Voice of the People
There is no right to same-sex marriage
On March 26, the Supreme Court heard arguments regarding the validity of an amendment to the California State Constitution that declares that only a union between one man and one woman may be recognized as a marriage in California. This amendment merely declares what has been recognized as true since the beginning of human history: that marriage is a union between a man and a woman.
The dispositive issue before the court is whether the people of California have the power to determine what constitutes a marriage for purposes of California law. Those opposing the amendment contend that it denies "equal protection of the laws" to same-sex couples by refusing to recognize their right to marry, while recognizing the right of heterosexual couples to marry.

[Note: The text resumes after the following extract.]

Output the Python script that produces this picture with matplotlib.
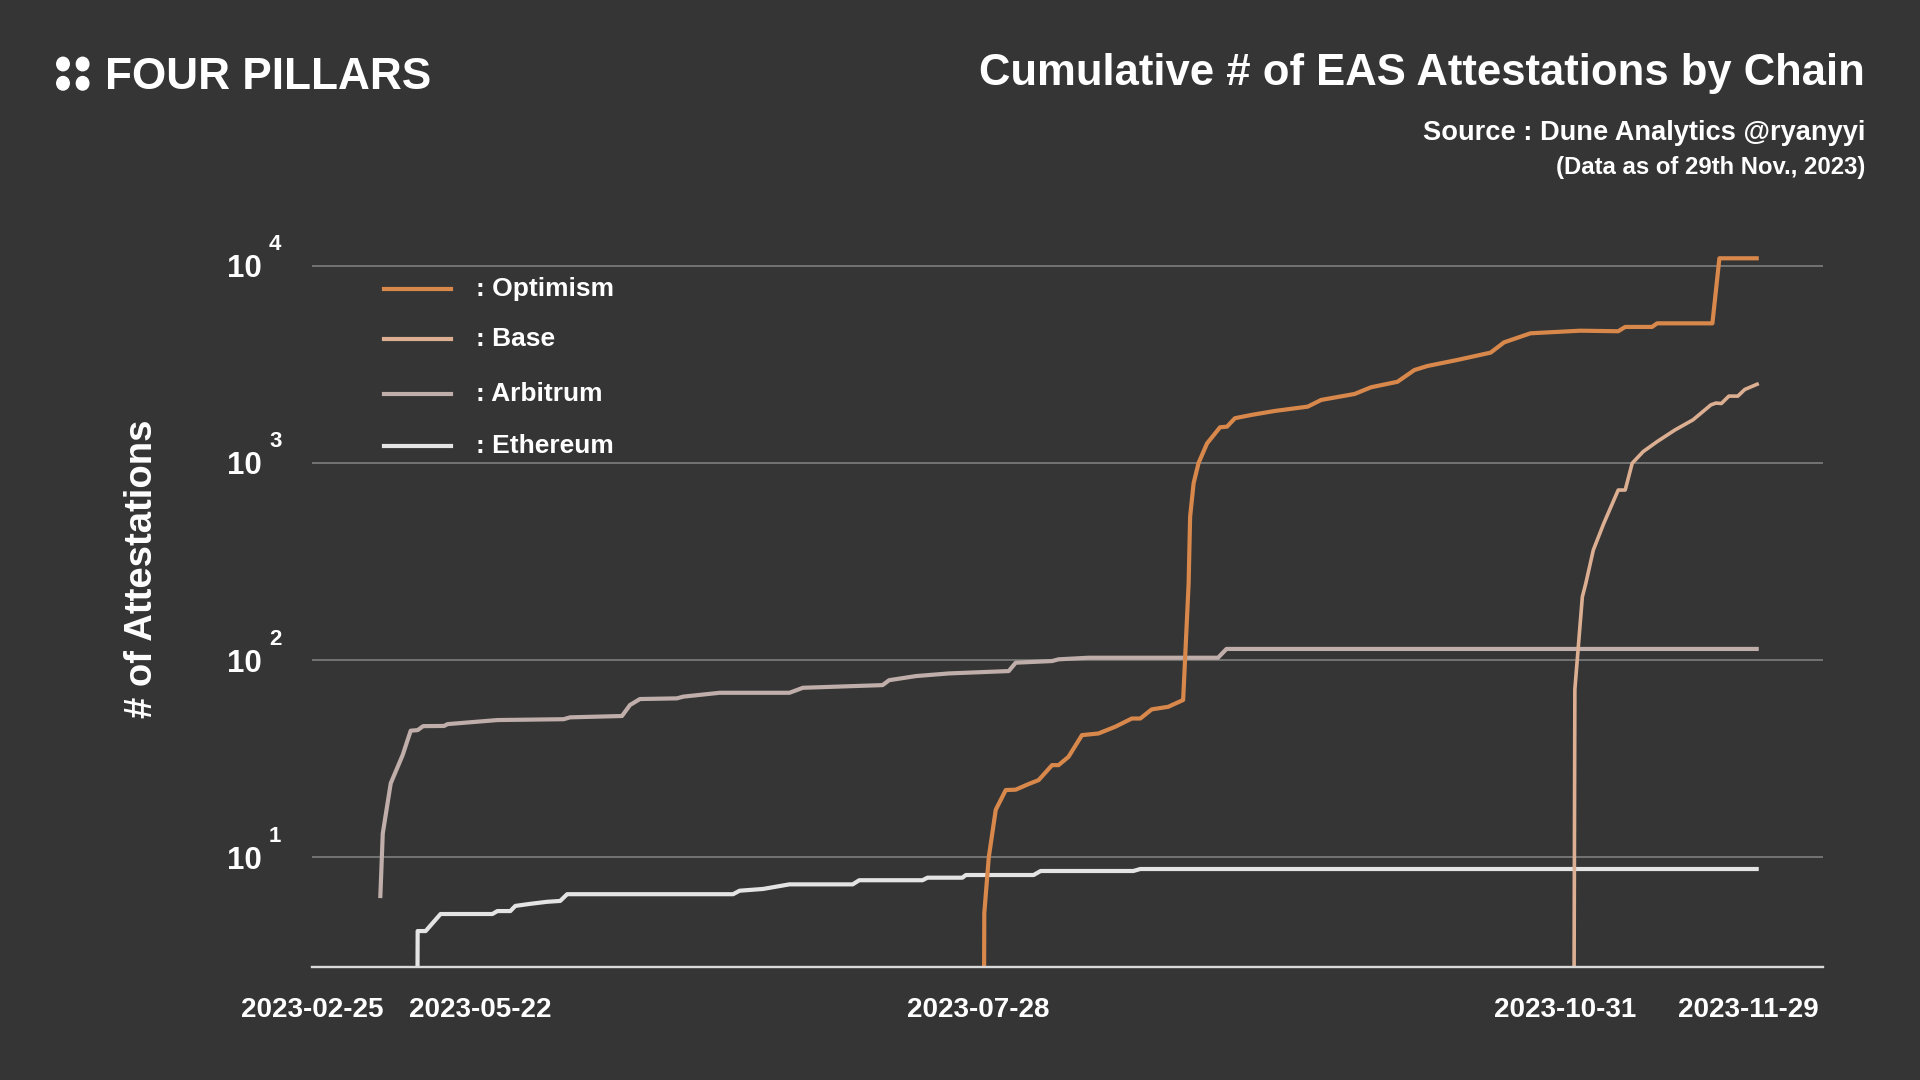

This argument presumes that a right to same-sex marriage exists. From whence cometh such alleged right? Before ratification of the U. S. Constitution, the states possessed all the powers of sovereign nations. They all recognized and regulated traditional marriage between men and women. None recognized a right to same-sex marriage. Sexual relations between persons of the same sex were universally condemned and punished as crime. No provision of the U. S. Constitution addresses the right of marriage.
On ratification of the Constitution, the states delegated to the federal government specifically enumerated powers, reserving all powers not enumerated to themselves. The power to define and regulate marriage was not delegated and, therefore, such power remains in the states or in the people. The people of California got it right: there is no right to same-sex marriage.
But does the Supreme Court have the courage to say so, or will it rule otherwise on the basis of political correctness?